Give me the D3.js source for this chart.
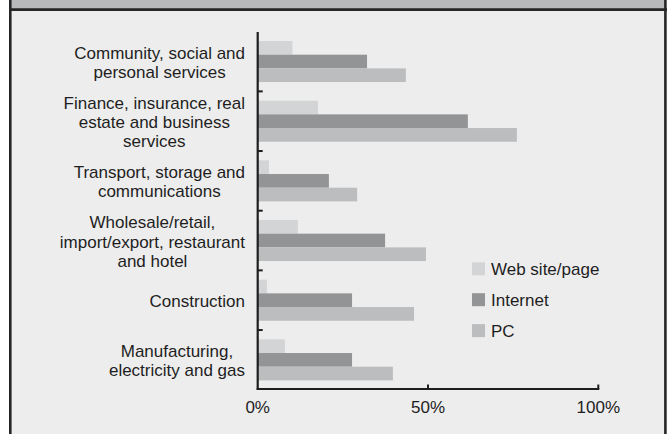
<!DOCTYPE html>
<html><head><meta charset="utf-8">
<script src="https://cdn.jsdelivr.net/npm/d3@7"></script>
<style>
html,body{margin:0;padding:0;background:#fff;}
text{font-family:"Liberation Sans",Arial,Helvetica,sans-serif;fill:#1e1e1e;}
</style></head>
<body>
<svg id="chart" width="669" height="434"></svg>
<script>
const categories = [
  ["Community, social and", "personal services"],
  ["Finance, insurance, real", "estate and business", "services"],
  ["Transport, storage and", "communications"],
  ["Wholesale/retail,", "import/export, restaurant", "and hotel"],
  ["Construction"],
  ["Manufacturing,", "electricity and gas"]
];
const seriesNames = ["Web site/page", "Internet", "PC"];
const webSite = [10.2, 17.7, 3.3, 11.8, 2.7, 8.0];
const internet = [32.1, 61.7, 20.9, 37.4, 27.7, 27.7];
const pc = [43.5, 76.1, 29.2, 49.4, 45.9, 39.7];
const xTicks = [0, 50, 100];
const xTickLabels = ["0%", "50%", "100%"];
const colors = ["#d3d4d6", "#939496", "#bcbdbf"];

const seriesValues = [webSite, internet, pc];
const svg = d3.select("#chart");

// panel
svg.append("rect").attr("x",10).attr("y",0).attr("width",656).attr("height",434).attr("fill","#ededed");
svg.append("rect").attr("x",10).attr("y",0).attr("width",656).attr("height",9).attr("fill","#b8b9bb");
svg.append("line").attr("x1",9).attr("x2",667).attr("y1",9.6).attr("y2",9.6).attr("stroke","#262626").attr("stroke-width",2.6);
svg.append("line").attr("x1",10.3).attr("x2",10.3).attr("y1",0).attr("y2",434).attr("stroke","#262626").attr("stroke-width",2.6);
svg.append("line").attr("x1",665.4).attr("x2",665.4).attr("y1",0).attr("y2",434).attr("stroke","#262626").attr("stroke-width",2.6);

const catIdx = d3.range(categories.length);
const y0 = d3.scaleBand().domain(catIdx).range([31.7, 389.7]).padding(0);
const y1 = d3.scaleBand().domain(d3.range(seriesNames.length)).range([9.3, y0.bandwidth()-9.3]).padding(0);
const x = d3.scaleLinear().domain([0,100]).range([257.7, 598.3]);

// bars
const groups = svg.append("g").selectAll("g").data(catIdx).join("g")
  .attr("transform", i => `translate(0,${y0(i)})`);
groups.selectAll("rect").data(i => seriesValues.map((s,k)=>({k, v:s[i]}))).join("rect")
  .attr("x", x(0))
  .attr("y", d => y1(d.k))
  .attr("width", d => x(d.v) - x(0))
  .attr("height", y1.bandwidth())
  .attr("fill", d => colors[d.k]);

// axes
const axisColor = "#1e1e1e";
svg.append("line").attr("x1",x(0)).attr("x2",x(0)).attr("y1",32).attr("y2",390).attr("stroke",axisColor).attr("stroke-width",2.2);
svg.append("line").attr("x1",x(0)-1).attr("x2",x(100)+1).attr("y1",389).attr("y2",389).attr("stroke",axisColor).attr("stroke-width",2.2);
svg.append("g").selectAll("line").data(catIdx.slice(1)).join("line")
  .attr("x1", x(0)).attr("x2", x(0)+5)
  .attr("y1", i => y0(i)).attr("y2", i => y0(i))
  .attr("stroke", axisColor).attr("stroke-width", 2);
svg.append("g").selectAll("line").data(xTicks.slice(1)).join("line")
  .attr("x1", d => x(d)).attr("x2", d => x(d))
  .attr("y1", 384.5).attr("y2", 389)
  .attr("stroke", axisColor).attr("stroke-width", 2);
svg.append("g").selectAll("text").data(xTicks).join("text")
  .attr("x", d => x(d)).attr("y", 413)
  .attr("text-anchor","middle").attr("font-size",17)
  .text((d,i) => xTickLabels[i]);

// category labels (one text element per category, lines as tspans)
const lineH = 19.1;
const rightEdge = 245;
categories.forEach((lines, i) => {
  const cy = y0(i) + y0.bandwidth()/2;
  const t = svg.append("text").attr("font-size", 17).attr("text-anchor","middle");
  const spans = lines.map((ln, j) => t.append("tspan")
    .attr("y", cy + (j - (lines.length-1)/2)*lineH + 7)
    .text(ln));
  const maxW = d3.max(spans, s => s.node().getComputedTextLength());
  spans.forEach(s => s.attr("x", rightEdge - maxW/2));
});

// legend
const legend = svg.append("g");
seriesNames.forEach((name, k) => {
  const ly = 262.3 + k*30.9;
  legend.append("rect").attr("x",472).attr("y",ly).attr("width",13).attr("height",13).attr("fill",colors[k]);
  legend.append("text").attr("x",491).attr("y",ly+12.5).attr("font-size",17).text(name);
});
</script>
</body></html>
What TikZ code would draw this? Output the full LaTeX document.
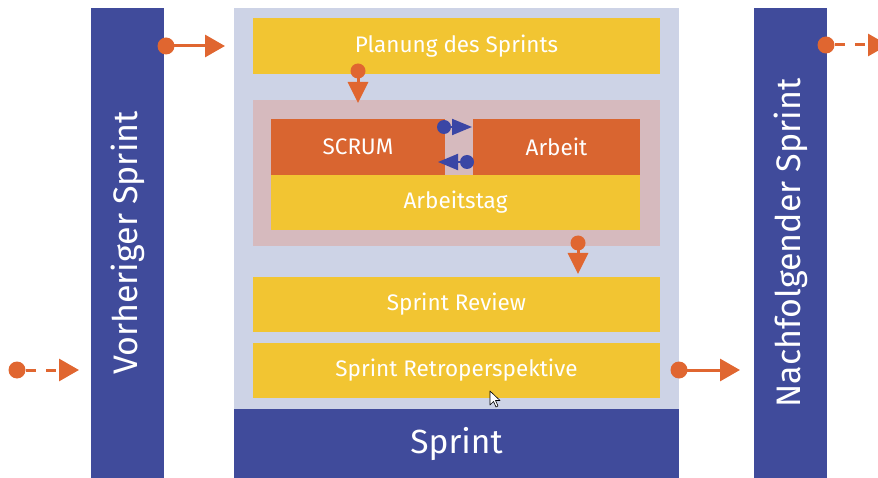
\documentclass[tikz,border=0pt]{standalone}
\usepackage{fontspec}
\setmainfont{Fira Sans}
\usetikzlibrary{arrows.meta}
\definecolor{barblue}{RGB}{64,75,155}
\definecolor{panel}{RGB}{205,211,230}
\definecolor{gold}{RGB}{242,197,50}
\definecolor{rust}{RGB}{217,101,48}
\definecolor{rose}{RGB}{214,186,190}
\definecolor{flow}{RGB}{224,102,48}
\definecolor{swapblue}{RGB}{58,70,165}
\tikzset{
  area/.style={fill=#1, draw=none, inner sep=0pt, outer sep=0pt},
  boxfont/.style={font=\fontsize{22.5}{24}\selectfont},
  stepbox/.style={area=gold, text=white, boxfont},
  sidebar/.style={area=barblue, text=white},
  sidelabel/.style={rotate=90, text=white, font=\fontsize{34}{36}\selectfont},
  flowarrow/.style={draw=flow, line width=3pt, -{Triangle[length=20pt,width=22pt]}},
  downarrow/.style={draw=flow, line width=3pt, -{Triangle[length=21pt,width=20pt]}},
  swaparrow/.style={draw=swapblue, line width=2pt, -{Triangle[length=20pt,width=16pt]}},
  dashedflow/.style={flowarrow, dash pattern=on 10pt off 10pt, dash phase=10pt},
}
\begin{document}
\begin{tikzpicture}[x=1pt,y=-1pt]
\useasboundingbox (0,0) rectangle (878,478);

% side bars
\node[sidebar, minimum width=73pt, minimum height=470pt] (prev) at (127.5,243) {};
\node[sidelabel] at (prev) {Vorheriger Sprint};
\node[sidebar, minimum width=73pt, minimum height=470pt] (next) at (790.5,243) {};
\node[sidelabel] at (next) {Nachfolgender Sprint};

% sprint panel
\node[area=panel, minimum width=445pt, minimum height=402pt] (panel) at (456.5,209) {};
\node[area=barblue, text=white, font=\fontsize{33.5}{36}\selectfont,
      minimum width=445pt, minimum height=71pt] (sprint) at (456.5,444) {Sprint};

% steps of the sprint
\node[stepbox, minimum width=407pt, minimum height=56pt] (plan) at (456.5,46) {Planung des Sprints};
\node[area=rose, minimum width=407pt, minimum height=146pt] (day) at (456.5,173) {};
\node[stepbox, minimum width=369pt, minimum height=55pt] (arbeitstag) at (455.5,202.5) {Arbeitstag};
\node[area=rust, text=white, boxfont,
      minimum width=174pt, minimum height=56pt] (scrum) at (358,147) {SCRUM};
\node[area=rust, text=white, boxfont,
      minimum width=167pt, minimum height=56pt] (arbeit) at (556.5,147) {Arbeit};
\node[stepbox, minimum width=407pt, minimum height=55pt] (review) at (456.5,304.5) {Sprint Review};
\node[stepbox, minimum width=407pt, minimum height=55pt] (retro) at (456.5,370.5) {Sprint Retroperspektive};

% connector end points
\coordinate (prevout) at (166,46);   \coordinate (planin) at (225,46);
\coordinate (planout) at (358,71);   \coordinate (dayin) at (358,103);
\coordinate (dayout) at (578,243);   \coordinate (reviewin) at (578,274);
\coordinate (retroout) at (679,370); \coordinate (nextin) at (740,370);
\coordinate (toscrum) at (444,127);  \coordinate (toarbeit) at (472,127);
\coordinate (fromarbeit) at (467,162); \coordinate (fromscrum) at (438,162);
\coordinate (earlier) at (17,370);   \coordinate (previn) at (79,370);
\coordinate (nextout) at (826,45);   \coordinate (later) at (888,45);

% connectors
\draw[flowarrow] (prevout) -- (planin);
\draw[downarrow] (planout) -- (dayin);
\draw[downarrow] (dayout) -- (reviewin);
\draw[flowarrow] (retroout) -- (nextin);
\draw[swaparrow] (toscrum) -- (toarbeit);
\draw[swaparrow] (fromarbeit) -- (fromscrum);
\draw[dashedflow] ([xshift=-1pt]earlier) -- (previn);
\draw[dashedflow] ([xshift=-1pt]nextout) -- (later);

% connector start dots
\fill[flow] (prevout) circle (8.5pt);
\fill[flow] (planout) circle (7.5pt);
\fill[flow] (dayout) circle (7.5pt);
\fill[flow] (retroout) circle (8.5pt);
\fill[flow] (earlier) circle (8.5pt);
\fill[flow] (nextout) circle (8.5pt);
\fill[swapblue] (toscrum) circle (7pt);
\fill[swapblue] (fromarbeit) circle (7pt);

% pointer
\draw[fill=white, draw=black, line width=0.6pt, line join=round]
  (490,391) -- (490,405) -- (493.5,401.5) -- (496,407) -- (498,406) -- (495.5,400.5) -- (500,400.5) -- cycle;
\end{tikzpicture}
\end{document}
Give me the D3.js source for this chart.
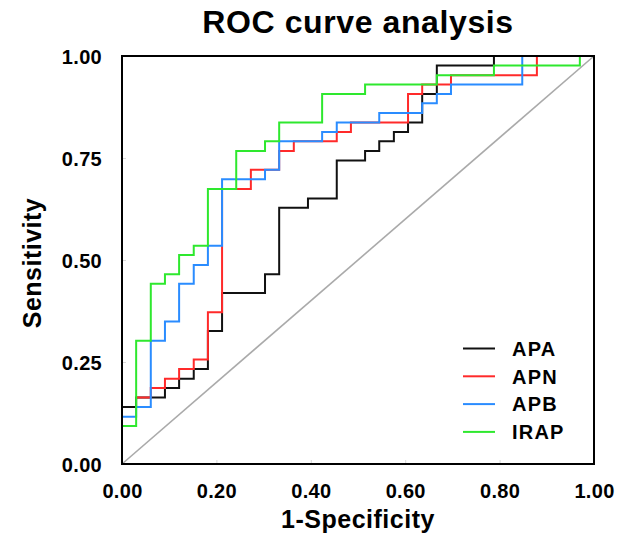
<!DOCTYPE html>
<html><head><meta charset="utf-8">
<script src="https://cdn.jsdelivr.net/npm/d3@7"></script>
<style>
html,body{margin:0;padding:0;background:#fff;}
text{font-family:"Liberation Sans",Arial,Helvetica,sans-serif;font-weight:bold;fill:#000;}
</style></head>
<body><svg id="c" width="624" height="536"></svg>
<script>
// ---- data (1-specificity, sensitivity) step corners ----
const seriesNames = ["APA","APN","APB","IRAP"];
const seriesColors = ["#111111","#ff2a2a","#2a8cff","#2ee82e"];
const apaFPR = [0,0,0.030,0.091,0.121,0.152,0.182,0.212,0.303,0.333,0.394,0.455,0.515,0.545,0.576,0.606,0.636,0.667,0.788,1];
const apaTPR = [0,0.140,0.163,0.186,0.209,0.233,0.326,0.419,0.465,0.628,0.651,0.744,0.767,0.791,0.814,0.837,0.907,0.977,1,1];
const apnFPR = [0.030,0.061,0.091,0.121,0.152,0.182,0.212,0.273,0.333,0.364,0.455,0.485,0.606,0.636,0.697,0.879,1];
const apnTPR = [0.163,0.186,0.209,0.233,0.256,0.372,0.674,0.721,0.767,0.791,0.814,0.837,0.907,0.930,0.953,1,1];
const apbFPR = [0,0,0.030,0.061,0.091,0.121,0.152,0.182,0.212,0.303,0.333,0.424,0.455,0.545,0.636,0.667,0.697,0.848,1];
const apbTPR = [0,0.116,0.140,0.302,0.349,0.442,0.488,0.535,0.698,0.721,0.791,0.814,0.837,0.860,0.884,0.907,0.930,1,1];
const irapFPR = [0,0,0.030,0.061,0.091,0.121,0.152,0.182,0.242,0.303,0.333,0.424,0.515,0.667,0.788,0.970,1];
const irapTPR = [0,0.093,0.302,0.442,0.465,0.512,0.535,0.674,0.767,0.791,0.837,0.907,0.930,0.953,0.977,1,1];
const xTicks = [0,0.2,0.4,0.6,0.8,1.0];
const yTicks = [0,0.25,0.5,0.75,1.0];

const fprs = [apaFPR,apnFPR,apbFPR,irapFPR];
const tprs = [apaTPR,apnTPR,apbTPR,irapTPR];

const svg = d3.select("#c");
const L=122,R=594,T=56,B=464;
const x = d3.scaleLinear().domain([0,1]).range([L,R]);
const y = d3.scaleLinear().domain([0,1]).range([B,T]);

// title
svg.append("text").attr("x",(L+R)/2).attr("y",33).attr("text-anchor","middle")
  .style("font-size","32px").style("letter-spacing","0.6px").text("ROC curve analysis");

// axes (inner light ticks)
const xa = svg.append("g").attr("transform",`translate(0,${B})`)
  .call(d3.axisBottom(x).tickValues(xTicks).tickFormat(d3.format(".2f")).tickSize(-4).tickPadding(14));
const ya = svg.append("g").attr("transform",`translate(${L},0)`)
  .call(d3.axisLeft(y).tickValues(yTicks).tickFormat(d3.format(".2f")).tickSize(-4).tickPadding(20));
[xa,ya].forEach(g=>{
  g.select(".domain").remove();
  g.selectAll(".tick line").attr("stroke","#d8d8d8").attr("stroke-width",1);
  g.selectAll(".tick text").style("font-size","20px").style("letter-spacing","0.3px")
    .style("font-family","'Liberation Sans',Arial,sans-serif").style("font-weight","bold").attr("fill","#000");
});
xa.selectAll(".tick text").attr("y",34).attr("dy",0);
ya.selectAll(".tick text").attr("dy","0.35em");

// diagonal
svg.append("line").attr("x1",x(0)).attr("y1",y(0)).attr("x2",x(1)).attr("y2",y(1))
  .attr("stroke","#aaaaaa").attr("stroke-width",1.6);

// curves
const line = d3.line().x(d=>x(d[0])).y(d=>y(d[1])).curve(d3.curveStepAfter);
seriesNames.forEach((n,i)=>{
  const pts = fprs[i].map((f,j)=>[f,tprs[i][j]]);
  svg.append("path").datum(pts).attr("d",line).attr("fill","none")
    .attr("stroke",seriesColors[i]).attr("stroke-width",2);
});

// frame
svg.append("rect").attr("x",L).attr("y",T).attr("width",R-L).attr("height",B-T)
  .attr("fill","none").attr("stroke","#000").attr("stroke-width",2);

// axis titles
svg.append("text").attr("x",(L+R)/2).attr("y",528).attr("text-anchor","middle")
  .style("font-size","25px").style("letter-spacing","0.5px").text("1-Specificity");
svg.append("text").attr("transform",`translate(41,263) rotate(-90)`).attr("text-anchor","middle")
  .style("font-size","25px").style("letter-spacing","0.5px").text("Sensitivity");

// legend
const lg = svg.append("g");
seriesNames.forEach((n,i)=>{
  const yy = 348.5 + i*27.8;
  lg.append("line").attr("x1",463).attr("x2",495).attr("y1",yy).attr("y2",yy)
    .attr("stroke",seriesColors[i]).attr("stroke-width",2);
  lg.append("text").attr("x",512).attr("y",yy).attr("dy","0.36em")
    .style("font-size","20px").style("letter-spacing","1.2px").text(n);
});
</script></body></html>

| What is required |
Return only the lines running from the start of the entries above to the line that contains "x = d3.scaleLinear().domain([0,100]).range([257.7, 598.3]);", inclusive, and omit every picture.

| Exercise answer |
Give me the D3.js source for this chart.
<!DOCTYPE html>
<html><head><meta charset="utf-8">
<script src="https://cdn.jsdelivr.net/npm/d3@7"></script>
<style>
html,body{margin:0;padding:0;background:#fff;}
text{font-family:"Liberation Sans",Arial,Helvetica,sans-serif;fill:#1e1e1e;}
</style></head>
<body>
<svg id="chart" width="669" height="434"></svg>
<script>
const categories = [
  ["Community, social and", "personal services"],
  ["Finance, insurance, real", "estate and business", "services"],
  ["Transport, storage and", "communications"],
  ["Wholesale/retail,", "import/export, restaurant", "and hotel"],
  ["Construction"],
  ["Manufacturing,", "electricity and gas"]
];
const seriesNames = ["Web site/page", "Internet", "PC"];
const webSite = [10.2, 17.7, 3.3, 11.8, 2.7, 8.0];
const internet = [32.1, 61.7, 20.9, 37.4, 27.7, 27.7];
const pc = [43.5, 76.1, 29.2, 49.4, 45.9, 39.7];
const xTicks = [0, 50, 100];
const xTickLabels = ["0%", "50%", "100%"];
const colors = ["#d3d4d6", "#939496", "#bcbdbf"];

const seriesValues = [webSite, internet, pc];
const svg = d3.select("#chart");

// panel
svg.append("rect").attr("x",10).attr("y",0).attr("width",656).attr("height",434).attr("fill","#ededed");
svg.append("rect").attr("x",10).attr("y",0).attr("width",656).attr("height",9).attr("fill","#b8b9bb");
svg.append("line").attr("x1",9).attr("x2",667).attr("y1",9.6).attr("y2",9.6).attr("stroke","#262626").attr("stroke-width",2.6);
svg.append("line").attr("x1",10.3).attr("x2",10.3).attr("y1",0).attr("y2",434).attr("stroke","#262626").attr("stroke-width",2.6);
svg.append("line").attr("x1",665.4).attr("x2",665.4).attr("y1",0).attr("y2",434).attr("stroke","#262626").attr("stroke-width",2.6);

const catIdx = d3.range(categories.length);
const y0 = d3.scaleBand().domain(catIdx).range([31.7, 389.7]).padding(0);
const y1 = d3.scaleBand().domain(d3.range(seriesNames.length)).range([9.3, y0.bandwidth()-9.3]).padding(0);
const x = d3.scaleLinear().domain([0,100]).range([257.7, 598.3]);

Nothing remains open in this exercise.